Cody Right. So instead of a proper encoder, they’re just shoving waveforms and image patches through a linear layer and calling it a day.
Justy They’re framing it as a breakthrough for edge cases—offline use, security, compliance.
Cody Mm-hm. And I’m saying that sounds great until you realize the encoder’s job isn’t just overhead—it’s where a lot of the actual understanding happens.
Justy But if you’re in healthcare or finance, Cody, you CAN’T send data to the cloud. Period. So a model that’s good enough and local is… kind of everything.
Cody Yeah, and I get that. But is it good enough? Nearing their 26B MoE benchmarks sounds suspiciously like ‘almost as good’.
Justy They’ve got a 256K token context window. You could throw an entire earnings call transcript at this thing and ask it to summarize risks.
Cody Right, right.
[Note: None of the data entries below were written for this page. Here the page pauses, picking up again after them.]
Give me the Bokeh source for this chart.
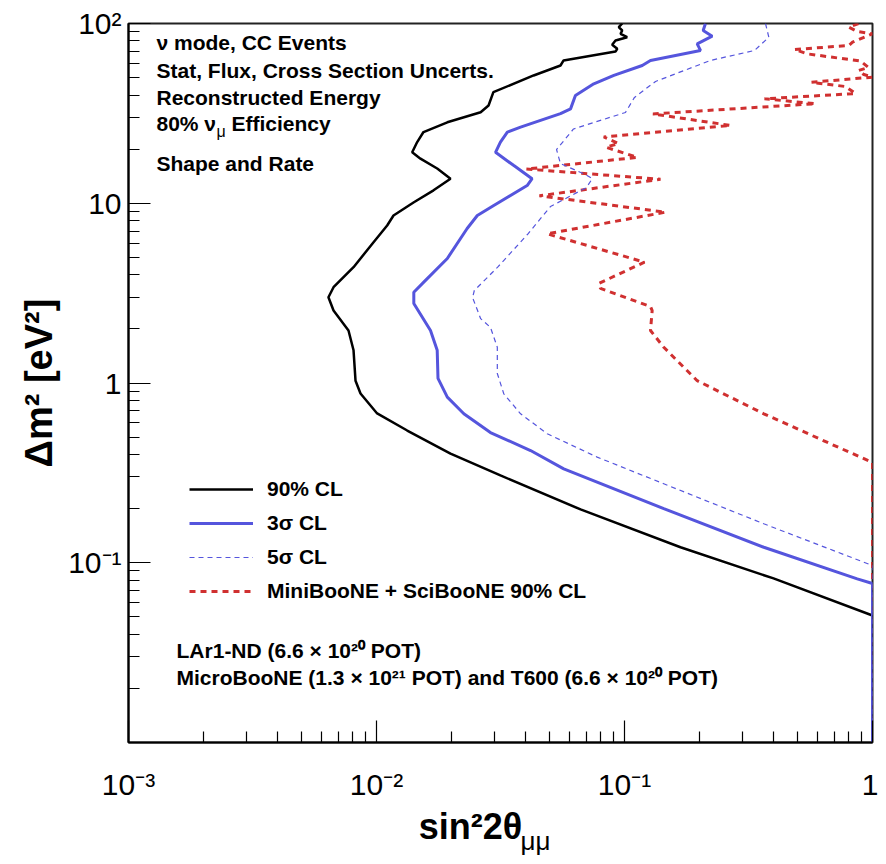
import math
from bokeh.plotting import figure
from bokeh.models import FixedTicker, Label, Legend, LegendItem, Title
from bokeh.embed import file_html
from bokeh.resources import INLINE

# ---- data ----
black_x = [0.0979, 0.0948, 0.0979, 0.0964, 0.1025, 0.0920, 0.0892, 0.0935, 0.0920, 0.0568, 0.0552, 0.0430,
           0.0296, 0.0283, 0.0263, 0.0193, 0.01547, 0.01459, 0.01393, 0.01504, 0.01757, 0.01988, 0.01698,
           0.01410, 0.01171, 0.01104, 0.00973, 0.00808, 0.00671, 0.00640, 0.00671, 0.00771, 0.00808, 0.00823,
           0.00862, 0.01006, 0.01330, 0.01988, 0.0316, 0.0665, 0.1682, 0.399, 1.0, 1.0]
black_y = [100, 95.4, 91.4, 87.6, 83.9, 80.4, 76.1, 72.3, 69.9, 62.3, 58.4, 51.4, 41.5, 35.0, 32.1, 28.2, 24.9,
           21.9, 19.2, 17.7, 15.6, 13.7, 11.8, 10.1, 8.55, 7.52, 6.07, 4.41, 3.41, 3.00, 2.53, 1.96, 1.52, 1.03,
           0.874, 0.677, 0.544, 0.405, 0.306, 0.198, 0.122, 0.0818, 0.0509, 0.01]

blue_x = [0.2121, 0.2076, 0.2258, 0.1964, 0.2025, 0.1273, 0.1179, 0.0906, 0.0752, 0.0634, 0.0606, 0.0552,
          0.0381, 0.0337, 0.0316, 0.0302, 0.0358, 0.0424, 0.0405, 0.0297, 0.0255, 0.0232, 0.0193, 0.01551,
          0.01414, 0.01414, 0.01651, 0.01757, 0.0177, 0.0193, 0.0225, 0.0288, 0.0418, 0.0569, 0.1440, 0.3645,
          0.868, 1.0, 1.0]
blue_y = [100, 91.4, 85.0, 77.1, 70.8, 62.3, 58.4, 51.4, 46.2, 39.8, 33.5, 31.5, 26.5, 24.9, 21.9, 19.2, 16.2,
          13.7, 12.55, 9.72, 8.55, 7.24, 4.93, 3.64, 3.20, 2.77, 1.96, 1.52, 1.06, 0.834, 0.674, 0.530, 0.421,
          0.333, 0.200, 0.122, 0.0814, 0.0767, 0.01]

dash_x = [0.3703, 0.3819, 0.3343, 0.2222, 0.1334, 0.1097, 0.1009, 0.0623, 0.0532, 0.0552, 0.0696, 0.0741,
          0.0703, 0.0503, 0.0406, 0.0308, 0.0248, 0.0244, 0.0263, 0.0288, 0.0307, 0.0307, 0.0326, 0.0381,
          0.0488, 0.0776, 0.1440, 0.3645, 1.0, 1.0]
dash_y = [100, 83.9, 70.8, 62.3, 47.6, 38.8, 32.0, 25.9, 19.9, 16.6, 14.45, 13.7, 12.24, 9.59, 6.70, 4.41,
          3.27, 2.99, 2.28, 2.04, 1.58, 1.13, 0.871, 0.674, 0.522, 0.387, 0.275, 0.1647, 0.0965, 0.01]

red_x = [0.878, 0.802, 0.868, 1.0, 0.831, 0.802, 0.4847, 0.5453, 0.895, 0.9636, 0.880, 0.9226, 1.0, 0.5675,
         0.778, 0.854, 0.3668, 0.589, 0.1302, 0.2676, 0.0825, 0.0946, 0.0842, 0.1125, 0.0402, 0.1397, 0.0454,
         0.1463, 0.0488, 0.1204, 0.0788, 0.0800, 0.1273, 0.1293, 0.1273, 0.1440, 0.1964, 0.3645, 0.677, 1.0, 1.0]
red_y = [100, 95.4, 90.3, 87.6, 78.7, 75.4, 71.7, 67.8, 61.8, 56.9, 54.8, 52.0, 50.3, 47.1, 44.6, 40.8, 38.1,
         35.8, 31.4, 27.1, 23.4, 21.5, 20.5, 18.0, 15.5, 13.6, 11.0, 8.92, 6.76, 4.70, 3.58, 3.36, 2.66, 2.53,
         1.96, 1.58, 1.03, 0.674, 0.459, 0.361, 0.01]

series_labels = ["90% CL", "3\u03c3 CL", "5\u03c3 CL", "MiniBooNE + SciBooNE 90% CL"]

x_major = [1e-3, 1e-2, 1e-1, 1.0]
x_major_labels = ["10\u207b\u00b3", "10\u207b\u00b2", "10\u207b\u00b9", "1"]
y_major = [1e-1, 1.0, 10.0, 100.0]
y_major_labels = ["10\u207b\u00b9", "1", "10", "10\u00b2"]
x_minor = [m * 10.0 ** e for e in (-3, -2, -1) for m in range(2, 10)]
y_minor = [m * 10.0 ** e for e in (-2, -1, 0, 1) for m in range(2, 10)]

FONT = "Liberation Sans"

p = figure(width=878, height=856, x_axis_type="log", y_axis_type="log",
           x_range=(1e-3, 1.0), y_range=(1e-2, 100.0),
           output_backend="svg", toolbar_location=None,
           min_border_left=128, min_border_right=6, min_border_top=23, min_border_bottom=114)

p.xgrid.visible = False
p.ygrid.visible = False
p.outline_line_color = "#222222"
p.outline_line_width = 2
p.background_fill_color = "white"
p.border_fill_color = "white"

p.xaxis.ticker = FixedTicker(ticks=x_major, minor_ticks=x_minor)
p.yaxis.ticker = FixedTicker(ticks=y_major, minor_ticks=y_minor)
p.xaxis.major_label_overrides = {v: s for v, s in zip(x_major, x_major_labels)}
p.yaxis.major_label_overrides = {v: s for v, s in zip(y_major, y_major_labels)}

for ax in (p.xaxis, p.yaxis):
    ax.axis_line_width = 2
    ax.axis_line_color = "black"
    ax.major_tick_in = 22
    ax.major_tick_out = 0
    ax.minor_tick_in = 11
    ax.minor_tick_out = 0
    ax.major_tick_line_width = 1.2
    ax.minor_tick_line_width = 1.2
    ax.major_label_text_font = FONT
    ax.major_label_text_font_size = "30px"
    ax.major_label_text_color = "black"
    ax.axis_label_text_font = FONT
    ax.axis_label_text_font_style = "bold"
    ax.axis_label_text_color = "black"
p.xaxis.major_label_standoff = 25
p.yaxis.major_label_standoff = 7

p.yaxis.axis_label = "\u0394m\u00b2 [eV\u00b2]"
p.yaxis.axis_label_text_font_size = "38px"
p.yaxis.axis_label_standoff = 5

p.xaxis.axis_label = "sin\u00b22\u03b8" + "\u00a0" * 6
p.xaxis.axis_label_text_font_size = "36px"
p.xaxis.axis_label_standoff = 2

r_red = p.line(red_x, red_y, line_color="#d03030", line_width=3, line_dash="6 5")
r_black = p.line(black_x, black_y, line_color="black", line_width=2.5)
r_dash = p.line(dash_x, dash_y, line_color="#5555dd", line_width=1.2, line_dash="5 4")
r_blue = p.line(blue_x, blue_y, line_color="#5555dd", line_width=3)

legend = Legend(items=[LegendItem(label=series_labels[0], renderers=[r_black]),
                       LegendItem(label=series_labels[1], renderers=[r_blue]),
                       LegendItem(label=series_labels[2], renderers=[r_dash]),
                       LegendItem(label=series_labels[3], renderers=[r_red])],
                location=(61, 139), glyph_width=64, glyph_height=20, label_height=20,
                spacing=10, padding=0, margin=0, border_line_color=None,
                background_fill_alpha=0, label_standoff=14, label_text_color="black",
                label_text_font=FONT, label_text_font_style="bold", label_text_font_size="21px")
p.add_layout(legend)


def lab(x, y, text, size="21px", style="bold", align="left", baseline="middle"):
    p.add_layout(Label(x=x, y=y, text=text, text_font=FONT, text_font_size=size,
                       text_font_style=style, text_align=align, text_baseline=baseline,
                       text_color="black"))


lab(1.297e-3, 78.7, "\u03bd mode, CC Events")
lab(1.297e-3, 54.8, "Stat, Flux, Cross Section Uncerts.")
lab(1.297e-3, 38.9, "Reconstructed Energy")
lab(1.297e-3, 27.7, "80% \u03bd")
lab(2.263e-3, 25.2, "\u03bc", size="16px", style="normal")
lab(2.602e-3, 27.7, "Efficiency")
lab(1.297e-3, 16.6, "Shape and Rate")

lab(1.562e-3, 0.0325, "LAr1-ND (6.6 \u00d7 10\u00b2\u2070 POT)")
lab(1.562e-3, 0.0230, "MicroBooNE (1.3 \u00d7 10\u00b2\u00b9 POT) and T600 (6.6 \u00d7 10\u00b2\u2070 POT)")

# subscript of the x-axis title, as a title below the axis
sub = Title(text="\u03bc\u03bc", align="left", offset=392, standoff=-48, vertical_align="top",
            text_font=FONT, text_font_size="26px", text_font_style="normal", text_color="black")
p.add_layout(sub, "below")

open("out.html", "w").write(file_html(p, INLINE))
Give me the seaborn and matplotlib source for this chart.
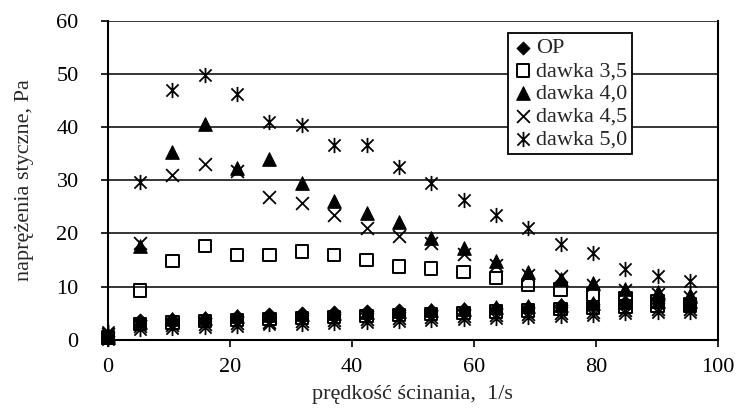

And it’s got that step-by-step reasoning mode and tool-use baked in. But fine-tuning a unified pipeline? That’s gonna be a nightmare.
Justy I mean, they’re not pitching this as a fine-tune-first model. It’s for people who want to run multimodal tasks NOW, offline, on hardware they already have.
Cody Okay okay. But let’s not pretend this is a slam dunk for most teams. If your use case doesn’t local, you’re probably better off with something bigger and cloud-hosted.
Justy So we’re saying it’s a niche win, not a revolution.
Cody Exactly. A really clever niche win.
Justy There you go. Cody just said something NICE about new tech. I need to mark this on the calendar.
Cody Don’t get used to it. This is still a model that’s trading a lot of accuracy for portability.
Justy And for the right enterprise, that’s a trade worth making. Anyway—
Cody Also, Justy, my ThinkPad turn into a space heater.
Justy Fair. Okay, forty-five-eight in the books. I’m gonna go see if this thing actually installs in under ten minutes.